Your job is to retype all of the data word for word, leaving every image out.

DATASET EXCERPT =>
------------------------------
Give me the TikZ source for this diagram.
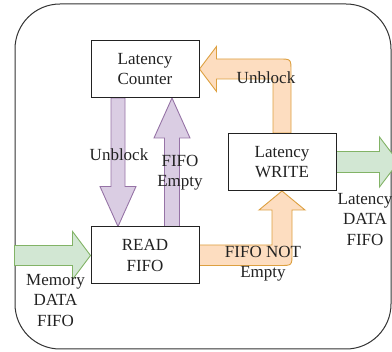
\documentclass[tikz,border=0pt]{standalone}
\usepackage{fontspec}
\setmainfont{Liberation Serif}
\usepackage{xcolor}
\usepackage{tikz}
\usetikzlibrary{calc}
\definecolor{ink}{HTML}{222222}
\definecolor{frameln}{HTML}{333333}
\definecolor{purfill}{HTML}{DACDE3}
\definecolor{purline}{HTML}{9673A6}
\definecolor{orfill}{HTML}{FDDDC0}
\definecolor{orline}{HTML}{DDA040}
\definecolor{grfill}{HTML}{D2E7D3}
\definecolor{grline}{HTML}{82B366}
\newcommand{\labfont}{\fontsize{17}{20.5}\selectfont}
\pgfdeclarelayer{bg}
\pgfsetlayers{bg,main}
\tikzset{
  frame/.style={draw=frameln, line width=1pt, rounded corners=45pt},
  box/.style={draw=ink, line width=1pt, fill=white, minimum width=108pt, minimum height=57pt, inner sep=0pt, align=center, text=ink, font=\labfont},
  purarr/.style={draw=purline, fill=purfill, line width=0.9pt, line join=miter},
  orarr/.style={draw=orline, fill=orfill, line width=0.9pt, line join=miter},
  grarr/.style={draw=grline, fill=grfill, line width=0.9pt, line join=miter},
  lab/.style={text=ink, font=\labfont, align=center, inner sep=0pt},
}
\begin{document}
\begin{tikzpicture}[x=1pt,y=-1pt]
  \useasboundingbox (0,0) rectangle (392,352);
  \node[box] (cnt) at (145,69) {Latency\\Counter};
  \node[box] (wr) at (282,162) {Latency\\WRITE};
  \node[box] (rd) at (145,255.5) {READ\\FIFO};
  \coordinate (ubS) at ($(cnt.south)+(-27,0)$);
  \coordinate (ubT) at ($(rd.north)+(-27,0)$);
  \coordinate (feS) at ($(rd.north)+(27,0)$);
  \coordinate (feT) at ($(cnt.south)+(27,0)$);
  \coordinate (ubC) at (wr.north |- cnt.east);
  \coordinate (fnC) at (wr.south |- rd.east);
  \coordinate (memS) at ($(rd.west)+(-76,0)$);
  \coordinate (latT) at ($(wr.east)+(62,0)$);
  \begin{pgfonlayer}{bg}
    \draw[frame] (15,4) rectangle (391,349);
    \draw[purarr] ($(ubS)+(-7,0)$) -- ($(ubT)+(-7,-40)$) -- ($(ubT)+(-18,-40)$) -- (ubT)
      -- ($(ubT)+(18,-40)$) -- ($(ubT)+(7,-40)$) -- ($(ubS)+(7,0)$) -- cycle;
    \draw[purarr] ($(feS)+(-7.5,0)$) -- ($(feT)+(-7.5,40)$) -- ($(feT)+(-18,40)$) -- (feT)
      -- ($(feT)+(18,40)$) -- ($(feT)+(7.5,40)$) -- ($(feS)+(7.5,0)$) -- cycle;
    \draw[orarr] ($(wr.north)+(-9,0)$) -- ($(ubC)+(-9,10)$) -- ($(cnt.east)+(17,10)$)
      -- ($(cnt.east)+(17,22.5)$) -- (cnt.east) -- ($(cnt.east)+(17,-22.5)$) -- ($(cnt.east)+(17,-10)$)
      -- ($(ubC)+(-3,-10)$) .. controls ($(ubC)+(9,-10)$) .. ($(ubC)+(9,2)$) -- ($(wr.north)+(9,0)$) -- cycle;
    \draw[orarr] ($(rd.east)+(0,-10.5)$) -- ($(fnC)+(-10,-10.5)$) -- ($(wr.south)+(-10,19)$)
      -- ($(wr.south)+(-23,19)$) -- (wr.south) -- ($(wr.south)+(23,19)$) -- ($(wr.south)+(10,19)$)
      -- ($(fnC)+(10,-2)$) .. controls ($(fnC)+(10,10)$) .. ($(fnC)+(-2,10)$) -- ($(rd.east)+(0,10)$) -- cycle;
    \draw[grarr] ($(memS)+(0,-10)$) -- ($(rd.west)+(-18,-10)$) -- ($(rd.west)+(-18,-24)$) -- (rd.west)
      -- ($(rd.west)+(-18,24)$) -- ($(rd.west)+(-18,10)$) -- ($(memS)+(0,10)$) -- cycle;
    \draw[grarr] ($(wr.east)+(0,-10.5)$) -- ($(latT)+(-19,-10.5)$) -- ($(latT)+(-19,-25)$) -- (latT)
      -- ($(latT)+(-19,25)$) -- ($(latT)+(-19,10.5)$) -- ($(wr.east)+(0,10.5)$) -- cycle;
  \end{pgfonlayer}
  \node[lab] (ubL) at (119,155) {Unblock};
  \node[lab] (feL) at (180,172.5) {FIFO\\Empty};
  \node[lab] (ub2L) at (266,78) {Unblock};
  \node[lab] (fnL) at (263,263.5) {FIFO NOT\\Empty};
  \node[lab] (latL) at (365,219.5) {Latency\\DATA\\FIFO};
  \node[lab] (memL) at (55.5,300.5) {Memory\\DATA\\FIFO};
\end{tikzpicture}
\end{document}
------------------------------
RESULT OF THIS EXERCISE =>
Give me the TikZ source for this diagram.
\documentclass[tikz,border=0pt]{standalone}
\usepackage{fontspec}
\setmainfont{Liberation Serif}
\usepackage{xcolor}
\usepackage{tikz}
\usetikzlibrary{calc}
\definecolor{ink}{HTML}{222222}
\definecolor{frameln}{HTML}{333333}
\definecolor{purfill}{HTML}{DACDE3}
\definecolor{purline}{HTML}{9673A6}
\definecolor{orfill}{HTML}{FDDDC0}
\definecolor{orline}{HTML}{DDA040}
\definecolor{grfill}{HTML}{D2E7D3}
\definecolor{grline}{HTML}{82B366}
\newcommand{\labfont}{\fontsize{17}{20.5}\selectfont}
\pgfdeclarelayer{bg}
\pgfsetlayers{bg,main}
\tikzset{
  frame/.style={draw=frameln, line width=1pt, rounded corners=45pt},
  box/.style={draw=ink, line width=1pt, fill=white, minimum width=108pt, minimum height=57pt, inner sep=0pt, align=center, text=ink, font=\labfont},
  purarr/.style={draw=purline, fill=purfill, line width=0.9pt, line join=miter},
  orarr/.style={draw=orline, fill=orfill, line width=0.9pt, line join=miter},
  grarr/.style={draw=grline, fill=grfill, line width=0.9pt, line join=miter},
  lab/.style={text=ink, font=\labfont, align=center, inner sep=0pt},
}
\begin{document}
\begin{tikzpicture}[x=1pt,y=-1pt]
  \useasboundingbox (0,0) rectangle (392,352);
  \node[box] (cnt) at (145,69) {Latency\\Counter};
  \node[box] (wr) at (282,162) {Latency\\WRITE};
  \node[box] (rd) at (145,255.5) {READ\\FIFO};
  \coordinate (ubS) at ($(cnt.south)+(-27,0)$);
  \coordinate (ubT) at ($(rd.north)+(-27,0)$);
  \coordinate (feS) at ($(rd.north)+(27,0)$);
  \coordinate (feT) at ($(cnt.south)+(27,0)$);
  \coordinate (ubC) at (wr.north |- cnt.east);
  \coordinate (fnC) at (wr.south |- rd.east);
  \coordinate (memS) at ($(rd.west)+(-76,0)$);
  \coordinate (latT) at ($(wr.east)+(62,0)$);
  \begin{pgfonlayer}{bg}
    \draw[frame] (15,4) rectangle (391,349);
    \draw[purarr] ($(ubS)+(-7,0)$) -- ($(ubT)+(-7,-40)$) -- ($(ubT)+(-18,-40)$) -- (ubT)
      -- ($(ubT)+(18,-40)$) -- ($(ubT)+(7,-40)$) -- ($(ubS)+(7,0)$) -- cycle;
    \draw[purarr] ($(feS)+(-7.5,0)$) -- ($(feT)+(-7.5,40)$) -- ($(feT)+(-18,40)$) -- (feT)
      -- ($(feT)+(18,40)$) -- ($(feT)+(7.5,40)$) -- ($(feS)+(7.5,0)$) -- cycle;
    \draw[orarr] ($(wr.north)+(-9,0)$) -- ($(ubC)+(-9,10)$) -- ($(cnt.east)+(17,10)$)
      -- ($(cnt.east)+(17,22.5)$) -- (cnt.east) -- ($(cnt.east)+(17,-22.5)$) -- ($(cnt.east)+(17,-10)$)
      -- ($(ubC)+(-3,-10)$) .. controls ($(ubC)+(9,-10)$) .. ($(ubC)+(9,2)$) -- ($(wr.north)+(9,0)$) -- cycle;
    \draw[orarr] ($(rd.east)+(0,-10.5)$) -- ($(fnC)+(-10,-10.5)$) -- ($(wr.south)+(-10,19)$)
      -- ($(wr.south)+(-23,19)$) -- (wr.south) -- ($(wr.south)+(23,19)$) -- ($(wr.south)+(10,19)$)
      -- ($(fnC)+(10,-2)$) .. controls ($(fnC)+(10,10)$) .. ($(fnC)+(-2,10)$) -- ($(rd.east)+(0,10)$) -- cycle;
    \draw[grarr] ($(memS)+(0,-10)$) -- ($(rd.west)+(-18,-10)$) -- ($(rd.west)+(-18,-24)$) -- (rd.west)
      -- ($(rd.west)+(-18,24)$) -- ($(rd.west)+(-18,10)$) -- ($(memS)+(0,10)$) -- cycle;
    \draw[grarr] ($(wr.east)+(0,-10.5)$) -- ($(latT)+(-19,-10.5)$) -- ($(latT)+(-19,-25)$) -- (latT)
      -- ($(latT)+(-19,25)$) -- ($(latT)+(-19,10.5)$) -- ($(wr.east)+(0,10.5)$) -- cycle;
  \end{pgfonlayer}
  \node[lab] (ubL) at (119,155) {Unblock};
  \node[lab] (feL) at (180,172.5) {FIFO\\Empty};
  \node[lab] (ub2L) at (266,78) {Unblock};
  \node[lab] (fnL) at (263,263.5) {FIFO NOT\\Empty};
  \node[lab] (latL) at (365,219.5) {Latency\\DATA\\FIFO};
  \node[lab] (memL) at (55.5,300.5) {Memory\\DATA\\FIFO};
\end{tikzpicture}
\end{document}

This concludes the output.